Aim. Using the records below, locate all lines containing "page" and return them.

The data.

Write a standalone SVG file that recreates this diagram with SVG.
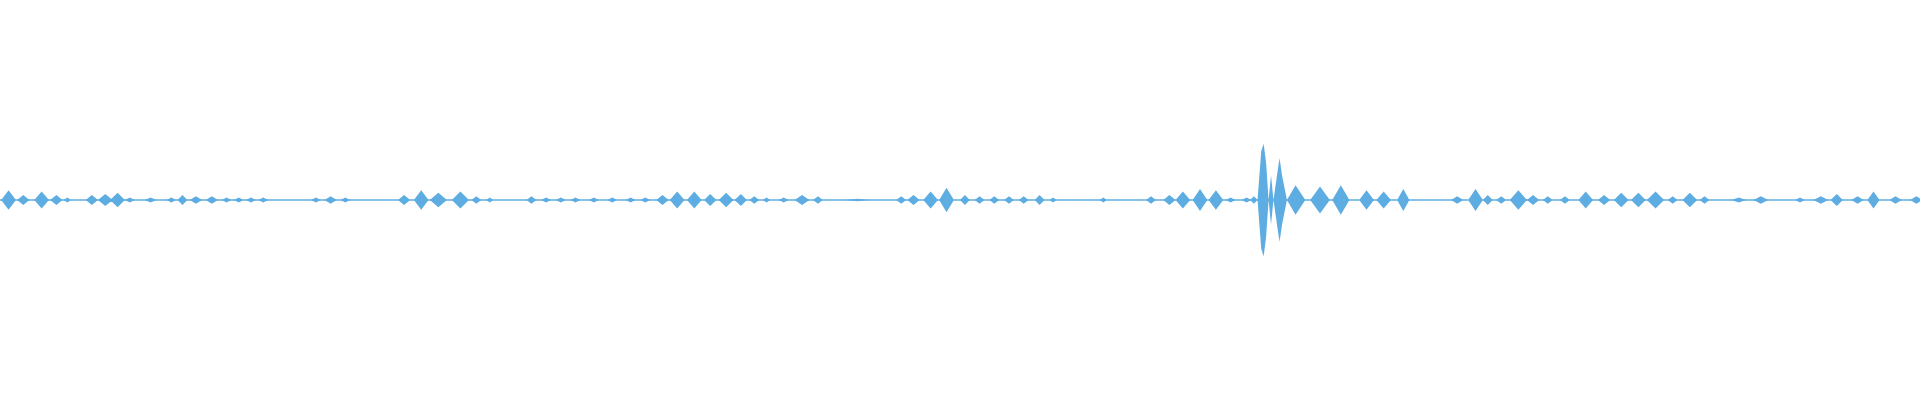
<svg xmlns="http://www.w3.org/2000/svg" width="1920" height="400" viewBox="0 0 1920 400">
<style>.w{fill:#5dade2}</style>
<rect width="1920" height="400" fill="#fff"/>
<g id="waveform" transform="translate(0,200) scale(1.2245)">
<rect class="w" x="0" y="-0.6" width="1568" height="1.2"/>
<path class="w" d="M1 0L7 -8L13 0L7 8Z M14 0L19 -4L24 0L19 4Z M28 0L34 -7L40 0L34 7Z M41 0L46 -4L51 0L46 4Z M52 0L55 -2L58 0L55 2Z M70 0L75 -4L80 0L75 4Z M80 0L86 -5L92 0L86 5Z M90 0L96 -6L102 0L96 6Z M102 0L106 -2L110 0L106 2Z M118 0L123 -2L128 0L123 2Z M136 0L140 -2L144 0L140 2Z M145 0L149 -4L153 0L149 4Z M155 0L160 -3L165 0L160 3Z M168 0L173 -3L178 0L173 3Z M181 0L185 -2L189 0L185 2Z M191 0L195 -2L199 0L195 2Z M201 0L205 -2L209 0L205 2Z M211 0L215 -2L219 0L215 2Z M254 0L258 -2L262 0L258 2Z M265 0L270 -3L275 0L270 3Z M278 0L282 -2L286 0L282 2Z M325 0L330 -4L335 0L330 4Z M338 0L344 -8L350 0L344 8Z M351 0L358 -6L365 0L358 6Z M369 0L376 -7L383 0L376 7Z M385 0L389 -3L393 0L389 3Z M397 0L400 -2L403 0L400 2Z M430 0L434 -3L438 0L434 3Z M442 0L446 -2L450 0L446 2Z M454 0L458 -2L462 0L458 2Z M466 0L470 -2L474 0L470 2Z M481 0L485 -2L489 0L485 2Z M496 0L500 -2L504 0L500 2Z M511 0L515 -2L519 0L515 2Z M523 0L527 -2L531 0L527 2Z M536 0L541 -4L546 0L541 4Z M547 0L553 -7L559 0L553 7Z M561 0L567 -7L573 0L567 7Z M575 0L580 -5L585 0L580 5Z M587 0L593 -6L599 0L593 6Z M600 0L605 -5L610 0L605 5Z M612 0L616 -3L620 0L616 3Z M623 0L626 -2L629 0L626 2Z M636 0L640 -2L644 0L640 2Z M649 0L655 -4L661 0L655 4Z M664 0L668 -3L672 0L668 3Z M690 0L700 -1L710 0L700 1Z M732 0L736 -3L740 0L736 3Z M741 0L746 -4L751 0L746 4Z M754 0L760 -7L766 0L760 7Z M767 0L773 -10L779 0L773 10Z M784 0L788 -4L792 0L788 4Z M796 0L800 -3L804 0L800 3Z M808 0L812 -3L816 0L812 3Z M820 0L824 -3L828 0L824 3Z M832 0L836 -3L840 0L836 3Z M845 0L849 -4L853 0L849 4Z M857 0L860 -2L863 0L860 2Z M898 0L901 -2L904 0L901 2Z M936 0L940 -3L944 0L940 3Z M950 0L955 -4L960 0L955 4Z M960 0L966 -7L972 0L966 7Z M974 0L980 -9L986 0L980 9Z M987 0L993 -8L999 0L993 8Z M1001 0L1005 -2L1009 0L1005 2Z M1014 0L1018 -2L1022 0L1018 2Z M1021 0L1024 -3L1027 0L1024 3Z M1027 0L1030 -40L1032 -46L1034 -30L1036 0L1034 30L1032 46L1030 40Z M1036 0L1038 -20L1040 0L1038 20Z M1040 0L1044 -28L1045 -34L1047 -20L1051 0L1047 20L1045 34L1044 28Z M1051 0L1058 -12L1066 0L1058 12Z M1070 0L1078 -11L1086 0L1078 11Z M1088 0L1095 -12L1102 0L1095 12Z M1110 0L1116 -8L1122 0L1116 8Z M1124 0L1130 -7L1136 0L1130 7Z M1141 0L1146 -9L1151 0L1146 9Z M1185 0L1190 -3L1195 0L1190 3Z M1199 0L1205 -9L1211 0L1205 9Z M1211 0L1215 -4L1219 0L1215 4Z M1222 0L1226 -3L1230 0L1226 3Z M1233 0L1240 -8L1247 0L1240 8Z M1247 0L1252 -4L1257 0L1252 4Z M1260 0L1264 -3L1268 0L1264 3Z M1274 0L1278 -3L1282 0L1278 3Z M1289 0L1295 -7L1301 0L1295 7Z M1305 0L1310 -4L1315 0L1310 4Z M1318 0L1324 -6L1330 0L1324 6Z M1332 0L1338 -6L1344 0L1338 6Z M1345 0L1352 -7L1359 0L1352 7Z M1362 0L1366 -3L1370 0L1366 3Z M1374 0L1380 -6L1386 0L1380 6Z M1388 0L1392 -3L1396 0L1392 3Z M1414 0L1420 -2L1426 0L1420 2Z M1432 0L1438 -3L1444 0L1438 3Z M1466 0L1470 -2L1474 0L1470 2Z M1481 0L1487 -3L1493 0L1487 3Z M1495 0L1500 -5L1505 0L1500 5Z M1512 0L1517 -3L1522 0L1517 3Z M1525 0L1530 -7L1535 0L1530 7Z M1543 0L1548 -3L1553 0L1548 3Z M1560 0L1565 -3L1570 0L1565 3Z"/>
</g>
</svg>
==
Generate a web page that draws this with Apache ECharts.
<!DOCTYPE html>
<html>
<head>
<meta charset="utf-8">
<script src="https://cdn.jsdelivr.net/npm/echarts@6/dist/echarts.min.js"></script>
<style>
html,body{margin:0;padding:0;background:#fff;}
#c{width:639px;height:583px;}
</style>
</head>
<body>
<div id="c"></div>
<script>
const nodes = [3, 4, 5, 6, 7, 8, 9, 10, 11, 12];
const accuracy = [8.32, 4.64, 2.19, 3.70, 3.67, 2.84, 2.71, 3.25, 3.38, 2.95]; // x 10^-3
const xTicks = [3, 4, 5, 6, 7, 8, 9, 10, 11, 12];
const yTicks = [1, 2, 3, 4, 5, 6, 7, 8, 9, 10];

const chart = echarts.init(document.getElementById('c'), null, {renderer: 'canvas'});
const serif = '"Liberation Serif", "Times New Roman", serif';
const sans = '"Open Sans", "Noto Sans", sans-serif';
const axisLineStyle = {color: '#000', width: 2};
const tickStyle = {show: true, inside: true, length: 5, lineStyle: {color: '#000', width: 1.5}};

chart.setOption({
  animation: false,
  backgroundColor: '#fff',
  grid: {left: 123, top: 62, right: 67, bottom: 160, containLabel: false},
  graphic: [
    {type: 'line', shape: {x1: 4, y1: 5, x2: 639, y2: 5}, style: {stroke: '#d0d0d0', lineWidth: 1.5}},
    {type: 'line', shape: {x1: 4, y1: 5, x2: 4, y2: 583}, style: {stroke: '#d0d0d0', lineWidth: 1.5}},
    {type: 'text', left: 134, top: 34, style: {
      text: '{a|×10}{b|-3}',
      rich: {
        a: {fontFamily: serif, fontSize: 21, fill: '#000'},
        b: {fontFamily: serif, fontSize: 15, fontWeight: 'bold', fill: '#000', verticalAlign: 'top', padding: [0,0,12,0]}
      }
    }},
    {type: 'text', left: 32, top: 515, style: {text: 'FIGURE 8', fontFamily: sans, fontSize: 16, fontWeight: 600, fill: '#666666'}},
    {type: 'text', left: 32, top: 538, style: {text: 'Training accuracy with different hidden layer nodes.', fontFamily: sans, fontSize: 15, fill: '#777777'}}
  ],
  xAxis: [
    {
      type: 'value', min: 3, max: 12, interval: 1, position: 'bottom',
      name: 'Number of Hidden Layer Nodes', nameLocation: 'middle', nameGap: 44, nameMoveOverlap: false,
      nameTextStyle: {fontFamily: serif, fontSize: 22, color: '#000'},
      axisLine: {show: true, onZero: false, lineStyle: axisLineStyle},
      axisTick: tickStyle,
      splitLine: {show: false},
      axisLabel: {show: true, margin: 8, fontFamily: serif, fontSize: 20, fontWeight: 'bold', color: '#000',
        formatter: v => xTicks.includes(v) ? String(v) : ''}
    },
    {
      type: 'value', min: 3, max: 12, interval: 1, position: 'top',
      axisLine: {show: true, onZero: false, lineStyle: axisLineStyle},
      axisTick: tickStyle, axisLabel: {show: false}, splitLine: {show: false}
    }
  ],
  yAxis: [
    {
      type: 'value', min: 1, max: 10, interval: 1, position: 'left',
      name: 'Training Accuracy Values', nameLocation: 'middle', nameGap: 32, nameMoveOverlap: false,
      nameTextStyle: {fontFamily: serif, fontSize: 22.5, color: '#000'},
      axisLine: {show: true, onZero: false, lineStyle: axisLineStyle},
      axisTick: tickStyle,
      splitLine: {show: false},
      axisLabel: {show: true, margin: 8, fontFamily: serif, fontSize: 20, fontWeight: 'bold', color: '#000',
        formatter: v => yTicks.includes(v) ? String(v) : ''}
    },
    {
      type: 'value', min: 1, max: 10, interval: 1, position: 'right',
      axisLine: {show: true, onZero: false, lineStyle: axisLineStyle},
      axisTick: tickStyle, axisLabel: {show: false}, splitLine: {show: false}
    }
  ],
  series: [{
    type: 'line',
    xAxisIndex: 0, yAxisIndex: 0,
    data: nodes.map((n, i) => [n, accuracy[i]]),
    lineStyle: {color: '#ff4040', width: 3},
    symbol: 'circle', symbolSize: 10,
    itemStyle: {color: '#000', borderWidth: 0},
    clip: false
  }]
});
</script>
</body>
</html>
==
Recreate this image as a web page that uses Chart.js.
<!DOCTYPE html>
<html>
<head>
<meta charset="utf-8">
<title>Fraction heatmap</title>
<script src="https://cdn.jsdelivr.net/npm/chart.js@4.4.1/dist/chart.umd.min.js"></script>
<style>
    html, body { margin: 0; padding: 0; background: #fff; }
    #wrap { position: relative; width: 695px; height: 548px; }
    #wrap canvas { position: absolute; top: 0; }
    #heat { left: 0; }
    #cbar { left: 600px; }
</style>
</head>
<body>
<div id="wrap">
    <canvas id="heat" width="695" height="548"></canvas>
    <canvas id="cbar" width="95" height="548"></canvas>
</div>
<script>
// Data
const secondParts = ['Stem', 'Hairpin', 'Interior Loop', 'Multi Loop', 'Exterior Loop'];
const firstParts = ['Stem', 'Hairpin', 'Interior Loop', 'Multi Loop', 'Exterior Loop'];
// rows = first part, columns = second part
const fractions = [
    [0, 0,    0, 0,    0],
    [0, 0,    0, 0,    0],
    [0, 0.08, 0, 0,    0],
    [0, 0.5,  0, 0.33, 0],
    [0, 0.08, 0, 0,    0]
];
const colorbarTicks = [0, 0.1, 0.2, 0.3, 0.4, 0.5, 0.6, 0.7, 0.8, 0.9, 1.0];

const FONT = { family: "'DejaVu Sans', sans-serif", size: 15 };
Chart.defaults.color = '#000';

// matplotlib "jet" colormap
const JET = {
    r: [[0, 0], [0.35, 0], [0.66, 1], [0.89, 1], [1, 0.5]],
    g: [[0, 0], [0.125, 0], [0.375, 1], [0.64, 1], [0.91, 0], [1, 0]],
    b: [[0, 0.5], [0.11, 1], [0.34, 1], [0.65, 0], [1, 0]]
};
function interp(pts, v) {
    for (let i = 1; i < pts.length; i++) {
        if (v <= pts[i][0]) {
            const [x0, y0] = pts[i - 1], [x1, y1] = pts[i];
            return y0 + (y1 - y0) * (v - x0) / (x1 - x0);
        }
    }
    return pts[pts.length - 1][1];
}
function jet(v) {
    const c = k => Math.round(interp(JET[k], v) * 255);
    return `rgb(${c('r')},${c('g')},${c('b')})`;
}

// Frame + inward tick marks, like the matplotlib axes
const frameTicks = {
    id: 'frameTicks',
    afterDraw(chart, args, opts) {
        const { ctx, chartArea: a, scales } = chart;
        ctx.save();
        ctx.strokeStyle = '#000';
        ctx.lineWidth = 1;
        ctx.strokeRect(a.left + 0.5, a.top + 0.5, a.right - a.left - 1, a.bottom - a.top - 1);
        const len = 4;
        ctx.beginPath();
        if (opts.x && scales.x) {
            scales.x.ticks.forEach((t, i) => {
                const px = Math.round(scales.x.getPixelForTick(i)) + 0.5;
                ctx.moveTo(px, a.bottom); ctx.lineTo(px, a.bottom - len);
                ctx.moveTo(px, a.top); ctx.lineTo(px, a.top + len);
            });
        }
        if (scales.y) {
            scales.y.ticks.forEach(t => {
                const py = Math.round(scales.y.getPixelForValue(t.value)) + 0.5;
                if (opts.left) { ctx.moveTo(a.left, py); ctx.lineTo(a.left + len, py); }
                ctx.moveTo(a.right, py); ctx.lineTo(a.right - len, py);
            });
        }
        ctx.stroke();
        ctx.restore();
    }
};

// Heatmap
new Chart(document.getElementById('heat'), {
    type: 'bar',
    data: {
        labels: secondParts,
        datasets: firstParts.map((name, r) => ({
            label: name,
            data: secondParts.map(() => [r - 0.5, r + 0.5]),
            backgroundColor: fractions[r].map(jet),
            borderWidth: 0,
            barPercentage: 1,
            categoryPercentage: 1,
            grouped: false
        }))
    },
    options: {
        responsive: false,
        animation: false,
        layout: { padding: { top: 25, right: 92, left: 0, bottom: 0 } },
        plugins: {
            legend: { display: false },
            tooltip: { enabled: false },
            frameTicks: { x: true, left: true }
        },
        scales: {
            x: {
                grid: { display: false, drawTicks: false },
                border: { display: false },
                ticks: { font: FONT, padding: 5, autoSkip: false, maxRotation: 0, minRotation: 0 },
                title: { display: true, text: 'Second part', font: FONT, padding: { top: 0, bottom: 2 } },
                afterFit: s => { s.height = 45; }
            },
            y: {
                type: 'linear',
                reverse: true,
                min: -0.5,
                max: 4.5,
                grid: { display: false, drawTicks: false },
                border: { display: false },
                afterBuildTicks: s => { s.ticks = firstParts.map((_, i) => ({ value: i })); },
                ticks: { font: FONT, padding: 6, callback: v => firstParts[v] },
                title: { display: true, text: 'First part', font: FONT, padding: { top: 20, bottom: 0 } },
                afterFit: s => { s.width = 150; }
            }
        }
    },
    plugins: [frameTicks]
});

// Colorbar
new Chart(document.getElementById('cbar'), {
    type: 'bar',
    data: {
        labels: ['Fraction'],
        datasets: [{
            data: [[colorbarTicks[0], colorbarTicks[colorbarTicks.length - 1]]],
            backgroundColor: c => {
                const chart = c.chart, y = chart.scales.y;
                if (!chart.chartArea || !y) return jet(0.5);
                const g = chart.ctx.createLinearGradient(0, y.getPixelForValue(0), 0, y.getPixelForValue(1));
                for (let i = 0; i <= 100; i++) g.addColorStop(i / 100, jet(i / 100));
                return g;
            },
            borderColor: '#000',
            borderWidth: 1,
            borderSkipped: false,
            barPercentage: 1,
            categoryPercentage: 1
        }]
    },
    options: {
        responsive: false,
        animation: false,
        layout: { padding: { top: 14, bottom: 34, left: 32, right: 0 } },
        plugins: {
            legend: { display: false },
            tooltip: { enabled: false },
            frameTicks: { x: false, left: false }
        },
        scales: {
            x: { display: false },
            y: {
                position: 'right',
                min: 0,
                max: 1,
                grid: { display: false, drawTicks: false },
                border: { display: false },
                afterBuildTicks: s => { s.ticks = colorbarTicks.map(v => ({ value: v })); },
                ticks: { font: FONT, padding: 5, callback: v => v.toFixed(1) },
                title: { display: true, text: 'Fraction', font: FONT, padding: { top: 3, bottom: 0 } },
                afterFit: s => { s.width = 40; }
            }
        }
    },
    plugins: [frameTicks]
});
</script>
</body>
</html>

Solution.
Generate a web page that draws this with Apache ECharts.
Recreate this image as a web page that uses Chart.js.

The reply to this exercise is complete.